***** MATERIAL

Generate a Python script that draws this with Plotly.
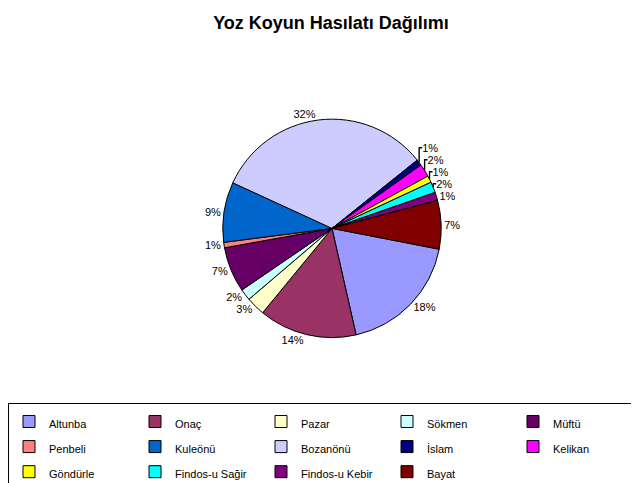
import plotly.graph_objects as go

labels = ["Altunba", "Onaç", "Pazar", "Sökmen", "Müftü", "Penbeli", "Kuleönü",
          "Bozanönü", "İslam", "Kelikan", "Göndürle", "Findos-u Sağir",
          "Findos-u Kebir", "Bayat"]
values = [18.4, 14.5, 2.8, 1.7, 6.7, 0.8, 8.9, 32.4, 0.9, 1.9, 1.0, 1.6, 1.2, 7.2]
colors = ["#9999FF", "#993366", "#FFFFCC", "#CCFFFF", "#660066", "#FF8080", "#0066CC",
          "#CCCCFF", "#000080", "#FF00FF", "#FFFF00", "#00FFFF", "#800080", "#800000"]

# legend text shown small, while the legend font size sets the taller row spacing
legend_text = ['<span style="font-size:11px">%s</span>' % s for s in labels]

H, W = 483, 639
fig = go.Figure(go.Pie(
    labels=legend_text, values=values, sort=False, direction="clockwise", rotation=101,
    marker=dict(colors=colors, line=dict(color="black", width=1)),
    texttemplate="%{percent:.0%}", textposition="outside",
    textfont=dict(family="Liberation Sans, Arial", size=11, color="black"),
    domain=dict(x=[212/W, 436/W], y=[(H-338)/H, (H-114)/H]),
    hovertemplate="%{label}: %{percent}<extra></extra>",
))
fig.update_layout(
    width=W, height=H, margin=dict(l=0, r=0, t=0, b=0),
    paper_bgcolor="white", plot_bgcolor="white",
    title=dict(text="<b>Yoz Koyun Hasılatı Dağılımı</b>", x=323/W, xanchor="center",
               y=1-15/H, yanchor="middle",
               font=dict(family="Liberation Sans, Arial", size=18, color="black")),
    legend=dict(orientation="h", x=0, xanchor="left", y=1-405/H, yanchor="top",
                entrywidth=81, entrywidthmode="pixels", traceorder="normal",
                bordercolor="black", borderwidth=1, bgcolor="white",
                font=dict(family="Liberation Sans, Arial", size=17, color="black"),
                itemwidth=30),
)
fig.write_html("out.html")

**********
***** MATERIAL

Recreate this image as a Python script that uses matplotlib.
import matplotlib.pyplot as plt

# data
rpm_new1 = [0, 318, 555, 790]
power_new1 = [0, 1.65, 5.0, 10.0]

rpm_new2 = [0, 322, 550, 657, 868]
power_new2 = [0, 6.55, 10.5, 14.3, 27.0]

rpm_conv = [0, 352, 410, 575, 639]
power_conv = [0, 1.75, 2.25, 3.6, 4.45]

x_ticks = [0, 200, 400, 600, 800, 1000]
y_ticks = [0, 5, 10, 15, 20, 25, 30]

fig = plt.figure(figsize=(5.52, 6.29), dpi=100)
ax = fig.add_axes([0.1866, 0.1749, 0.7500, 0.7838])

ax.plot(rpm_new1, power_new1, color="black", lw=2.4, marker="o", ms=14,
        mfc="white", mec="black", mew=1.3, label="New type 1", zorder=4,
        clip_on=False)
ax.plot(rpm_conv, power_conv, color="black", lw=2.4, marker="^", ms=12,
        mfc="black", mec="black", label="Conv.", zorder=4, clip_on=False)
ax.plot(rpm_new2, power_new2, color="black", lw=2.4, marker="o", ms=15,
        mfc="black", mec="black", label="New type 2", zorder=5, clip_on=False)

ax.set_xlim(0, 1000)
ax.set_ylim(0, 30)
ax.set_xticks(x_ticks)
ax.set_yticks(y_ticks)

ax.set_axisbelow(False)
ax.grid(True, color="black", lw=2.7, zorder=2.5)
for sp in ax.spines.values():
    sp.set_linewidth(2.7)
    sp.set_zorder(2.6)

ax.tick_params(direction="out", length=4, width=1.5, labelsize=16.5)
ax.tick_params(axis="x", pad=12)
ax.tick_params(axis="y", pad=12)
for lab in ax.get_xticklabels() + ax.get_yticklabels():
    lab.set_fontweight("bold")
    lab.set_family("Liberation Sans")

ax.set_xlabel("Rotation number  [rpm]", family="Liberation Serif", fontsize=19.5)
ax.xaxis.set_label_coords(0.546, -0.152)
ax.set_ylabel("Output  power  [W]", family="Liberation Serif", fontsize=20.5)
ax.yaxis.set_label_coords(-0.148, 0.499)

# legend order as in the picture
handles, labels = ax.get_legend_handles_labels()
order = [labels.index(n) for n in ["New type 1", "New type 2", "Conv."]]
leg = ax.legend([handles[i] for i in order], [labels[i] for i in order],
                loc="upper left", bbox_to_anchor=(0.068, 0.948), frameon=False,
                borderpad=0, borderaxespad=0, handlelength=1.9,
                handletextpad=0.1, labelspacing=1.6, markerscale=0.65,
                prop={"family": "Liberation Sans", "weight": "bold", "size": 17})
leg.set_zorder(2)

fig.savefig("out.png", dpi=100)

**********

### [SET TASK]
Only the lines between the line with "Generate a Python" and the line with "import plotly.graph_objects as go", inclusive, should be reproduced, exactly as written and without pictures.

### [EXERCISE RESPONSE]
Generate a Python script that draws this with Plotly.
import plotly.graph_objects as go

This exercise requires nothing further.